As if to help make the picture complete, in 2010 the Homestead Woolen Mill Dam was removed again, this time for good, part of an effort to restore migratory fish populations in the Ashuelot. Just as in 1950, the water level at the fish dam dropped, the water ran more swiftly, the silt was washed away, and the old Indian dam rose again, there for all to see, stubbornly asserting that Native people had indeed been here. This also provided the chance to create a detailed map of the entire dam, so on a cold day in late November of 2012, with my surveyor-archaeologist friend Garrett Evans, we mapped the stones of the dam using a total station, Garrett high and dry on the bank using the sophisticated surveying instrument, and me, less skilled, in the frigid water with high rubber boots, holding the prism pole on every sizeable stone I could see. The result was a clear picture of the entire dam; rather than a V, it looked more like a giant check-mark, creating a barrier that would have forced migrating fish to the banks in the spring and confined eels in the apex in the fall. The dam took advantage of several large, naturally occurring boulders in the riverbed, connecting them with walls of smaller boulders and river cobbles to form a barrier that extended from one bank to the next.

Stone tools
Stone tools recovered adjacent to the Swanzey Dam. Photo by Steve Bayly.

By 2012, after ten years of episodic work, the question of the Swanzey Fish Dam had been answered. It was built by Native Americans, dating back at least 4,000 years, showing that Native Americans in New England had built substantial structures out of stone. Nor was it unique. In 2004, Franklin Pierce student Quinn Ogden (who would go on to a career as a professional archaeologist) completed a senior thesis showing that V-shaped dams are in fact well-documented across much of eastern North America, but just hadn’t been seen in New England. Once again, the Native inhabitants of the Monadnock region were not isolated but integrated into a network of shared traditions that extended for thousands of miles.
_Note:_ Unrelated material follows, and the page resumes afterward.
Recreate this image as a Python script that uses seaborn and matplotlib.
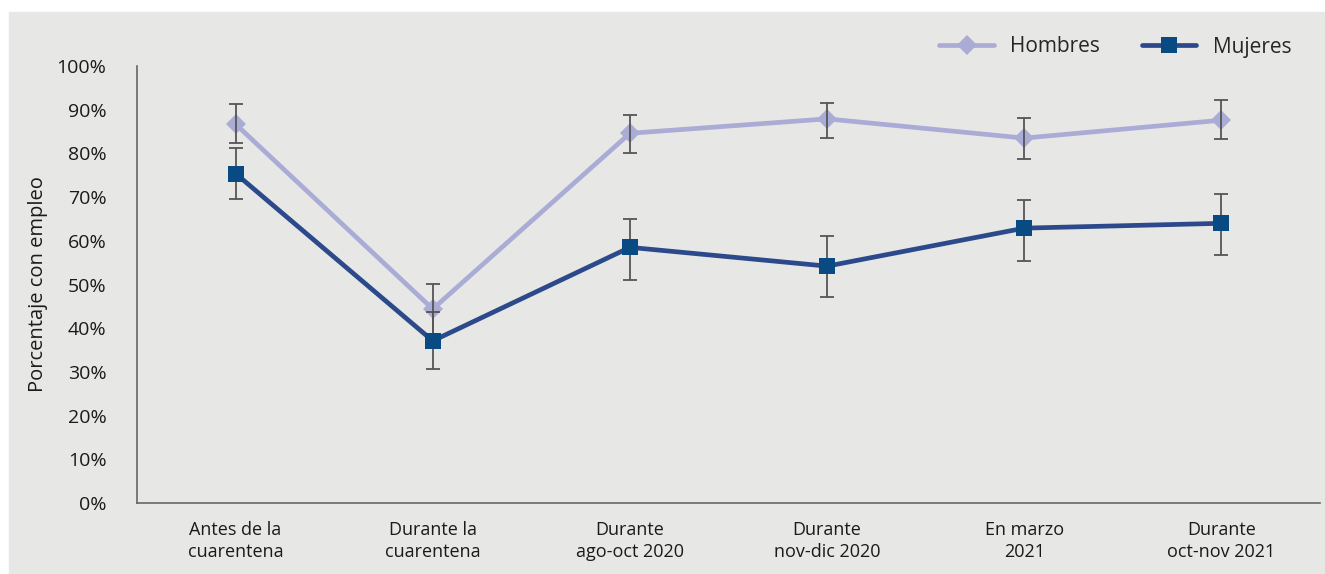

As important as the findings about the dam were, though, there was something even more important that emerged from this work. Putting together all the historical records, the collections by amateur archaeologists, Price’s map, and the work at the Whipple and Swanzey Fish Dam sites, it was apparent that the area around Sawyer’s Crossing had been occupied continuously by Native people for more than 12,000 years. Rather than being a transitory stop for nomadic people, this was a central place, lived in and returned to for more than 400 generations. Its permanence was different than that understood by the White settlers; instead of living here year-round, the Native people returned every season for an immense span of years. Families gathered there, children were born, people died and were buried, making it a sacred place as well as a place to fish. The first people arrived when the last of the mammoths and mastodons were dying off, and they were still here when the Europeans came, choosing this location to build a fort as their hold on their ancient homeland grew uncertain. It is this continuity, this deep sense of time and place, that is shown by all the archaeological work. Although the memories of this place may have faded or disappeared and its Abenaki name become lost in the bloody history of the last few centuries, the fact of that continuity remains.

Discussion *

Oct 24, 2022

I have been interested in everything about the Paleoindians since I was a child. Middens on the Damariscotta River in Maine was my introduction. THIS is such good work, valuable, easy to read and understand. Fresh perspectives!

Beverly Tyre-Flanagan
Oct 20, 2022

Fascinating.  Love it.

Fred
Aug 11, 2022

It’s always fascinating to read about the ancient Native American presence in this region we call New England. European settlers and their descendants have referred to it as “wilderness” when, in reality, generations of indigenous people have been familiar with, settled, and utilized this landscape effectively for thousands of years. There are many lessons still to be learned.

Jim Schakenbach
Aug 11, 2022

Thank-you for this important release.  Of course early peoples were here in North America, “forever.”  400 Generations is such an amazing chain to consider as living in one region. And the people are still here, despite being colonized and scattered.  Much respect.